By the time we returned to Chimp Camp and wolfed down a tin of fish, chunk of bread and one mango, and a cup of water (I was down to one cup left for the return) it was 2:30pm and we had needed to be crossing the Mana Bridge by 5ish. Two and half hours was enough time, but we needed to move at something just shy of a jog.

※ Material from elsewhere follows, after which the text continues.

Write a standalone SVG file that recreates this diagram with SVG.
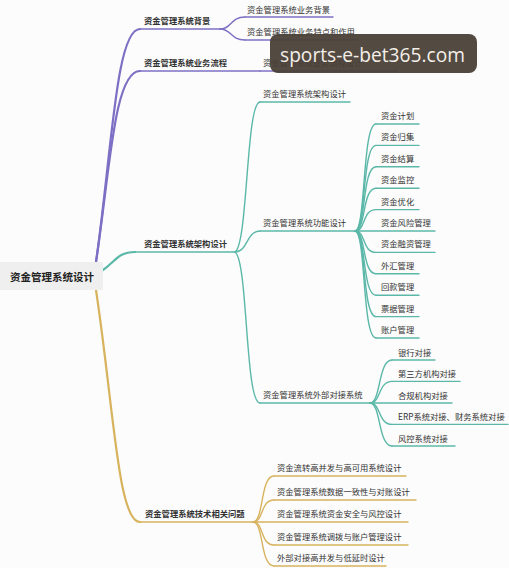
<svg xmlns="http://www.w3.org/2000/svg" width="509" height="568" viewBox="0 0 509 568">
<style>
text{font-family:"Noto Sans CJK SC","Noto Sans",sans-serif;fill:#333;font-size:8.3px;dominant-baseline:central}
.l1{font-weight:bold}
.root{font-size:10.5px;font-weight:bold;fill:#222}
.p{stroke:#7d70c4;fill:none;stroke-width:1.4;stroke-linecap:round}
.t{stroke:#5bb8a9;fill:none;stroke-width:1.4;stroke-linecap:round}
.y{stroke:#d8b35e;fill:none;stroke-width:1.4;stroke-linecap:round}
.trunk{stroke-width:2.2}
</style>
<rect width="509" height="568" fill="#fcfcfc"/>
<g id="connectors">
  <path class="p trunk" d="M96,262 C112,150 116,29 140,29"/>
  <path class="p trunk" d="M96,262 C110,170 114,71 140,71"/>
  <path class="p" d="M220,29 C232,29 230,17 245,17"/>
  <path class="p" d="M220,29 C232,29 230,40 245,40"/>
  <path class="t trunk" d="M103,270 C115,262 118,252 135,252"/>
  <path class="t" d="M235,252 C248,245 246,102 260,102"/>
  <path class="t" d="M235,252 C248,252 246,231 260,231"/>
  <path class="t" d="M235,252 C248,260 245,403 260,403"/>
  <path class="t" d="M355,231 C366,231 362,124 376,124"/>
  <path class="t" d="M355,231 C366,231 362,145.4 376,145.4"/>
  <path class="t" d="M355,231 C366,231 362,166.8 376,166.8"/>
  <path class="t" d="M355,231 C366,231 362,188.2 376,188.2"/>
  <path class="t" d="M355,231 C366,231 362,209.6 376,209.6"/>
  <path class="t" d="M355,231 C366,231 362,252.4 376,252.4"/>
  <path class="t" d="M355,231 C366,231 362,273.8 376,273.8"/>
  <path class="t" d="M355,231 C366,231 362,295.2 376,295.2"/>
  <path class="t" d="M355,231 C366,231 362,316.6 376,316.6"/>
  <path class="t" d="M355,231 C366,231 362,338 376,338"/>
  <path class="t" d="M370,403 C381,403 378,360 392,360"/>
  <path class="t" d="M370,403 C381,403 378,381.4 392,381.4"/>
  <path class="t" d="M370,403 C381,403 378,424.4 392,424.4"/>
  <path class="t" d="M370,403 C381,403 378,446 392,446"/>
  <path class="y trunk" d="M96,290 C114,410 118,522 140,522"/>
  <path class="y" d="M253,522 C264,522 260,476 274,476"/>
  <path class="y" d="M253,522 C264,522 260,500 274,500"/>
  <path class="y" d="M253,522 C264,522 260,545 274,545"/>
  <path class="y" d="M253,522 C264,522 260,566 274,566"/>
</g>
<g id="root">
  <rect x="0" y="262" width="103" height="28" fill="#efefef"/>
  <text class="root" x="10" y="276">资金管理系统设计</text>
</g>
<g id="n-bg">
  <line class="p" x1="140" y1="29" x2="220" y2="29"/>
  <text class="l1" x="144" y="20">资金管理系统背景</text>
</g>
<g id="n-bg1">
  <line class="p" x1="245" y1="17" x2="333" y2="17"/>
  <text x="247" y="8.5">资金管理系统业务背景</text>
</g>
<g id="n-bg2">
  <line class="p" x1="245" y1="40" x2="358" y2="40"/>
  <text x="247" y="31">资金管理系统业务特点和作用</text>
</g>
<g id="n-flow">
  <line class="p" x1="140" y1="71" x2="260" y2="71"/>
  <text class="l1" x="144" y="62">资金管理系统业务流程</text>
</g>
<g id="n-flow1">
  <line class="p" x1="260" y1="71" x2="397" y2="71"/>
  <text x="263" y="62">资金管理系统业务流程设计</text>
</g>
<g id="n-arch">
  <line class="t" x1="135" y1="252" x2="235" y2="252"/>
  <text class="l1" x="144" y="243">资金管理系统架构设计</text>
</g>
<g id="n-arch1">
  <line class="t" x1="260" y1="102" x2="350" y2="102"/>
  <text x="263" y="93">资金管理系统架构设计</text>
</g>
<g id="n-func">
  <line class="t" x1="260" y1="231" x2="355" y2="231"/>
  <text x="263" y="222">资金管理系统功能设计</text>
</g>
<g id="f1"><line class="t" x1="376" y1="124" x2="419" y2="124"/><text x="381" y="115">资金计划</text></g>
<g id="f2"><line class="t" x1="376" y1="145.4" x2="419" y2="145.4"/><text x="381" y="136.4">资金归集</text></g>
<g id="f3"><line class="t" x1="376" y1="166.8" x2="419" y2="166.8"/><text x="381" y="157.8">资金结算</text></g>
<g id="f4"><line class="t" x1="376" y1="188.2" x2="419" y2="188.2"/><text x="381" y="179.2">资金监控</text></g>
<g id="f5"><line class="t" x1="376" y1="209.6" x2="419" y2="209.6"/><text x="381" y="200.6">资金优化</text></g>
<g id="f6"><line class="t" x1="355" y1="231" x2="435" y2="231"/><text x="381" y="222">资金风险管理</text></g>
<g id="f7"><line class="t" x1="376" y1="252.4" x2="435" y2="252.4"/><text x="381" y="243.4">资金融资管理</text></g>
<g id="f8"><line class="t" x1="376" y1="273.8" x2="419" y2="273.8"/><text x="381" y="264.8">外汇管理</text></g>
<g id="f9"><line class="t" x1="376" y1="295.2" x2="419" y2="295.2"/><text x="381" y="286.2">回款管理</text></g>
<g id="f10"><line class="t" x1="376" y1="316.6" x2="419" y2="316.6"/><text x="381" y="307.6">票据管理</text></g>
<g id="f11"><line class="t" x1="376" y1="338" x2="419" y2="338"/><text x="381" y="329">账户管理</text></g>
<g id="n-ext">
  <line class="t" x1="260" y1="403" x2="370" y2="403"/>
  <text x="263" y="394">资金管理系统外部对接系统</text>
</g>
<g id="e1"><line class="t" x1="392" y1="360" x2="435" y2="360"/><text x="398" y="351.5">银行对接</text></g>
<g id="e2"><line class="t" x1="392" y1="381.4" x2="460" y2="381.4"/><text x="398" y="372.9">第三方机构对接</text></g>
<g id="e3"><line class="t" x1="370" y1="403" x2="452" y2="403"/><text x="398" y="394.5">合规机构对接</text></g>
<g id="e4"><line class="t" x1="392" y1="424.4" x2="508" y2="424.4"/><text x="398" y="415.9">ERP系统对接、财务系统对接</text></g>
<g id="e5"><line class="t" x1="392" y1="446" x2="455" y2="446"/><text x="398" y="437.5">风控系统对接</text></g>
<g id="n-tech">
  <line class="y" x1="140" y1="522" x2="253" y2="522"/>
  <text class="l1" x="145" y="513">资金管理系统技术相关问题</text>
</g>
<g id="t1"><line class="y" x1="274" y1="476" x2="406" y2="476"/><text x="277" y="467">资金流转高并发与高可用系统设计</text></g>
<g id="t2"><line class="y" x1="274" y1="500" x2="416" y2="500"/><text x="277" y="491">资金管理系统数据一致性与对账设计</text></g>
<g id="t3"><line class="y" x1="253" y1="522" x2="408" y2="522"/><text x="277" y="513">资金管理系统资金安全与风控设计</text></g>
<g id="t4"><line class="y" x1="274" y1="545" x2="408" y2="545"/><text x="277" y="536">资金管理系统调拨与账户管理设计</text></g>
<g id="t5"><line class="y" x1="274" y1="566" x2="386" y2="566"/><text x="277" y="557">外部对接高并发与低延时设计</text></g>
<g id="watermark">
  <rect x="270" y="34" width="207" height="39" rx="8" fill="#4a4038" fill-opacity="0.95"/>
  <text x="280" y="54" textLength="185" lengthAdjust="spacingAndGlyphs" style="font-family:'Open Sans','DejaVu Sans',sans-serif;font-size:20px;fill:#f3efe8">sports-e-bet365.com</text>
</g>
</svg>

We stopped three times on the way out, twice to photo things I had remembered missing on the way in, and once to drench my head in the stream at 5KM and cherish the last cup of water. Not bringing two bottle was really stupid! Adamu drank from the stream, I couldn’t risk it.

 

Blisters were starting to form on my left foot, I could feel them under my big toe and little toe. We still hadn’t reached the 2km sign—damn! You know you are tired when in your head you hear yourself talking endlessly about how you feel. I interrupted the blister rhetoric with a reminder that I may never see this forest again, drink it in now I told myself, forget the blisters. We blew right past the 2km sign. Then past the snail poacher’s elephant encounter. Adamu was on a mission. At last the forest opened and the west tower loomed in front of us. We both climbed slowly, Adamu was sweating and tired too, his foot falls heavy on the metal steps, a small consolation. I stopped for one last burst of photos.

 

Mid-span on the bridge the wind washed over me and felt like few things so kind. I slowed for a fraction to let it revive my spirit before dragging up to the eastern tower. Ivo was standing at the base with cold water bottles—‘you just earned your way into my personal heaven’, I shouted!

Epilogue:

I haven’t been that tired and sweat dehydrated in, well,… nearly ever. Maybe I’m just getting old, I don’t know. I do know that 1.5 L of water was not enough, especially when you sweat at least four liters. The next night in Fabe village Adamu told me that he was amazed I was so strong for a white person, usually people stay overnight at the Chimp Camp he said. He has never been with a white person that went in and out in one day, and carried all his own pack. The blisters on my left foot squelched any bravado I might have had.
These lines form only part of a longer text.